In 2007, Reid started at Mastery Charter Schools in Philadelphia, where she taught math at the network’s Pickett campus.

By 2010, hoping to expand her horizons outside of the classroom she opened Smedley Elementary – another Mastery school – as an assistant principal with Brian McLaughlin.

Then, as the principal of Simon Graz Mastery Charter School in Philadelphia from 2013 to 2015, she increased student attendance rates and keystone literacy exam scores. She was in the top position, but Reid says she still felt in her element.

That would change in 2015 when her superiors approached her to serve as the principal of Camden’s Mastery Molina Upper, a renaissance school which enrolls 3rd to 8th graders.

“We have a school in Jersey, they told me. I said, ‘What? Jersey? I don’t know if I’m ready for this,” she recalls of the offer.

After a pause, “I decided then, yes, I’d take the leap,” she remembers responding.

 

After ‘the leap’

It didn’t take long to know she made the right choice, Reid says.

In a year, the Mastery Molina would double its Partnership for Assessment of Readiness for College and Careers (PARCC) exam proficiency rates in math and language arts. The scores have steadily climbed every year since.

“In 2018 – 2019 Mastery Molina made the Top 10 District and Renaissance School list in ELA Proficiency and the Top 10 District and Renaissance School list in Math Proficiency in Camden. Also in 2018-2019, 44% of Master Molina English Language Learners met their target score on the Access 2.0,” according to the renaissance school network.

Reid has been pivotal to that success, receiving the 2018-19 Philadelphia 76ers Game Changer Award. And her hats go beyond principal, serving also as a geometry and math teacher during her tenure in the city.

What is the difference between Ms. Reid the substitute teacher and Principal Reid?

“I think of myself back then at 21 and 22. I didn’t fully know what I was doing. I wasn’t confident. I liked helping people – students and fellow teachers – and seeing kids that were like me growing up,” Reid said. “I have more experience now, but I still feel have the same feeling from back then. I think back to even when I became the principal of Simon Gratz, I loved to know I was helping children achieve their dreams.”

As a principal, Reid has made it a priority for students to see adults that look like them in the classroom.

“We try to be as diverse as possible [how we staff] in order to reflect my students who are about 70 to 75% Latino,” Reid says.

As far as the day-to-day work, Reid says parents, like early in her career, continue to want transparency from their educators, steady communication and an administration that’s personable.

The COVID-19 pandemic of course has presented new challenges since last March.

The renaissance school went remote, but as of early March has begun to resume some in-person school. Reid said roughly half of the 460 students opted for a hybrid format, while the rest remained fully online.

The network has also been allocated some 200 Johnson & Johnson vaccines.

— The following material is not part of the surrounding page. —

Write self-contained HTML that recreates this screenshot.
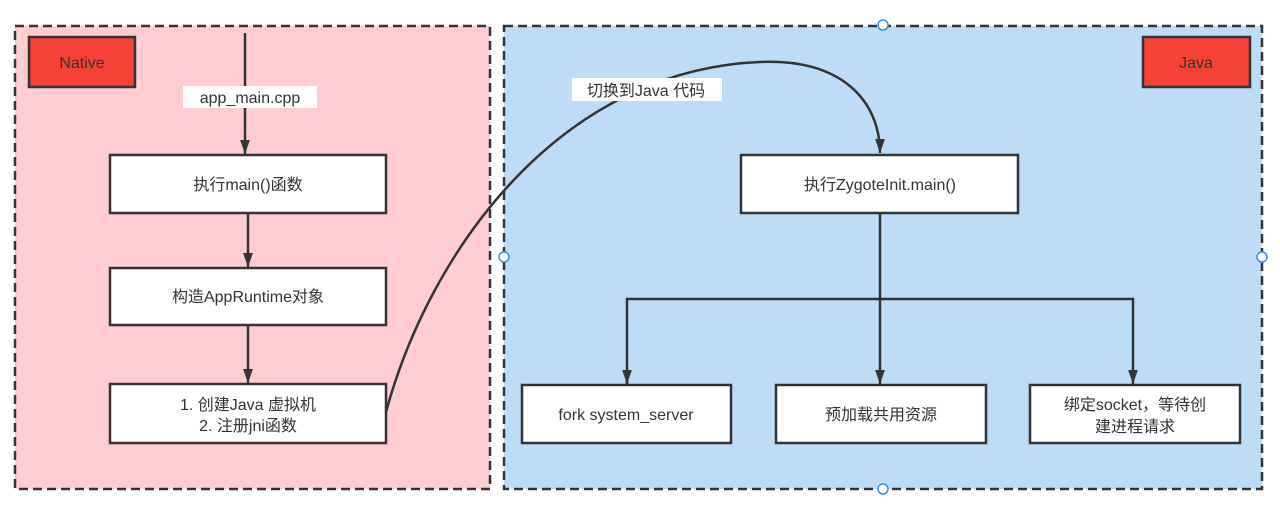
<!DOCTYPE html>
<html><head><meta charset="utf-8"><style>
body{margin:0;width:1280px;height:520px;background:#fff;overflow:hidden}
svg text{font-family:"Liberation Sans","Noto Sans CJK SC",sans-serif;font-size:16px;fill:#333}
</style></head><body>
<svg width="1280" height="520" xmlns="http://www.w3.org/2000/svg">
<defs><marker id="b" viewBox="0 0 10 10" refX="10" refY="5" markerWidth="14" markerHeight="14" orient="auto" markerUnits="userSpaceOnUse"><path d="M0,1.5 L10,5 L0,8.5 z" fill="#333"/></marker></defs>
<rect x="15" y="26" width="475" height="463" fill="#ffccd1" stroke="#333" stroke-width="2.5" stroke-dasharray="9,5"/>
<rect x="504" y="26" width="758" height="463" fill="#bcdcf8" stroke="#333" stroke-width="2.5" stroke-dasharray="9,5"/>
<rect x="29" y="37" width="106" height="50" fill="#f44336" stroke="#333" stroke-width="2.5"/>
<text x="82" y="68" text-anchor="middle">Native</text>
<rect x="1143" y="37" width="107" height="50" fill="#f44336" stroke="#333" stroke-width="2.5"/>
<text x="1196" y="68" text-anchor="middle">Java</text>
<g stroke="#333" stroke-width="2.5" fill="none">
<line x1="245" y1="33" x2="245" y2="154" marker-end="url(#b)"/>
<line x1="248" y1="213" x2="248" y2="267" marker-end="url(#b)"/>
<line x1="248" y1="325" x2="248" y2="383" marker-end="url(#b)"/>
<line x1="880" y1="213" x2="880" y2="384" marker-end="url(#b)"/>
<polyline points="627,384 627,299 1133,299 1133,384" marker-end="url(#b)"/>
<line x1="627" y1="370" x2="627" y2="384" marker-end="url(#b)"/>
<path d="M386,412 C430,250 560,70 760,62 C840,58 880,100 880,153" marker-end="url(#b)"/>
</g>
<rect x="183" y="86" width="134" height="22" fill="#fff"/>
<text x="250" y="103" text-anchor="middle">app_main.cpp</text>
<rect x="572" y="78" width="150" height="23" fill="#fff"/>
<text x="646" y="96" text-anchor="middle">切换到Java 代码</text>
<g fill="#fff" stroke="#333" stroke-width="2.5">
<rect x="110" y="155" width="276" height="58"/>
<rect x="110" y="268" width="276" height="57"/>
<rect x="110" y="384" width="276" height="59"/>
<rect x="741" y="155" width="277" height="58"/>
<rect x="522" y="385" width="209" height="58"/>
<rect x="776" y="385" width="210" height="58"/>
<rect x="1030" y="385" width="210" height="58"/>
</g>
<text x="248" y="190" text-anchor="middle">执行main()函数</text>
<text x="248" y="302" text-anchor="middle">构造AppRuntime对象</text>
<text x="248" y="410" text-anchor="middle">1. 创建Java 虚拟机</text>
<text x="248" y="431" text-anchor="middle">2. 注册jni函数</text>
<text x="880" y="190" text-anchor="middle">执行ZygoteInit.main()</text>
<text x="626" y="420" text-anchor="middle">fork system_server</text>
<text x="881" y="420" text-anchor="middle">预加载共用资源</text>
<text x="1135" y="410" text-anchor="middle">绑定socket，等待创</text>
<text x="1135" y="432" text-anchor="middle">建进程请求</text>
<g fill="#fff" stroke="#3d8fe0" stroke-width="1.5">
<circle cx="883" cy="25" r="5"/><circle cx="504" cy="257" r="5"/><circle cx="1262" cy="257" r="5"/><circle cx="883" cy="489" r="5"/>
</g>
</svg>
</body></html>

The next few months as the school year continues, Reid said the goal will be to reconnect with students in-person, help 8th graders get on track for high school, enter into 100% hybrid if families and staff are comfortable and importantly, “continue to make class fun.”

“We’ve been seeing them through Zoom, but it’s a little different when you see them in person. I looked at some of my sixth graders, their voices and how tall they’ve gotten. I’m like Whoa, it’s only been a year,” she said. “But you know, for some of these kids I have seen them since they were in kindergarten… They wanted to give me hugs, but we had to air hug instead. We call ourselves a family and despite the trials and tribulations, we’re all there for each other.”